Ad esempio, se è presente un marchio (per cui non è stata richiesta l’agevolazione) per il quale si sostengono spese di sviluppo, si presume che anche il marchio contribuisca a generare utile, per cui il Profitto R&D non può essere attribuito esclusivamente ai soli beni immateriali oggetto della richiesta di agevolazione.

- “imputazione della quota parte di extra-profitto attribuibile al bene intangibile (o beni intangibili) oggetto di agevolazione, isolando la quota parte di extra-profitto attribuibile ad altri fattori che contribuiscono alla creazione di valore”.

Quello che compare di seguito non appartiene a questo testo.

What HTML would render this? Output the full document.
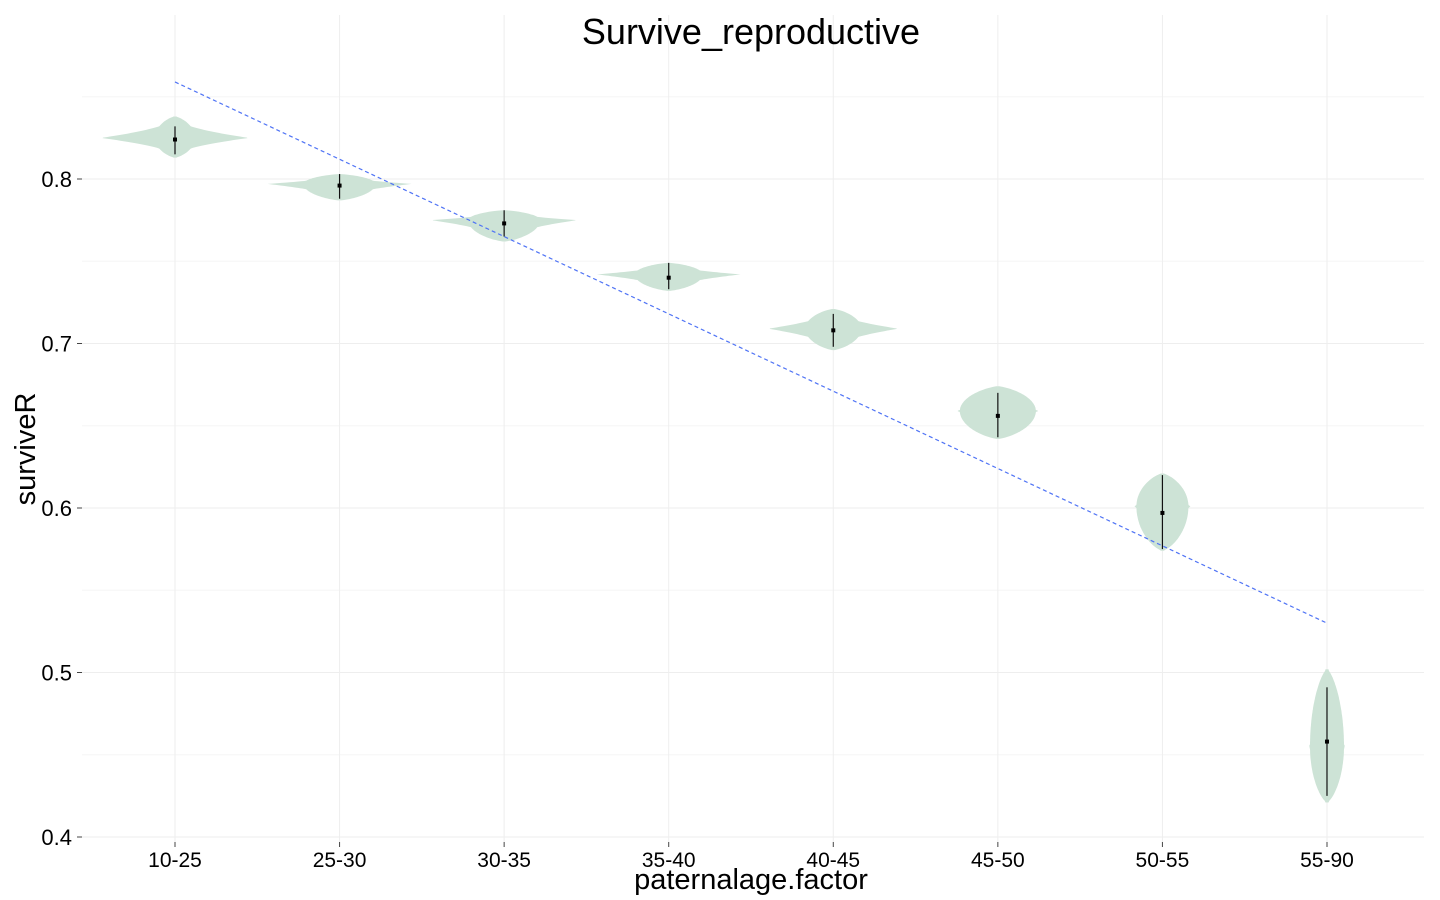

L’individuazione del profitto attribuibile al marchio può essere fatta scegliendo un’opportuna allocation key. Per esempio, si potrebbe calcolare il rapporto tra spese di sviluppo marchio (es. pubblicità) e il totale delle spese R&D. Questo coefficiente, moltiplicato per il Profitto R&D, può rappresentare la quota di utile attribuibile al marchio. Sottraendo dal profitto R&D la quota di profitto attribuibile al marchio, si otterrà il Profitto agevolabile ai fini Patent Box.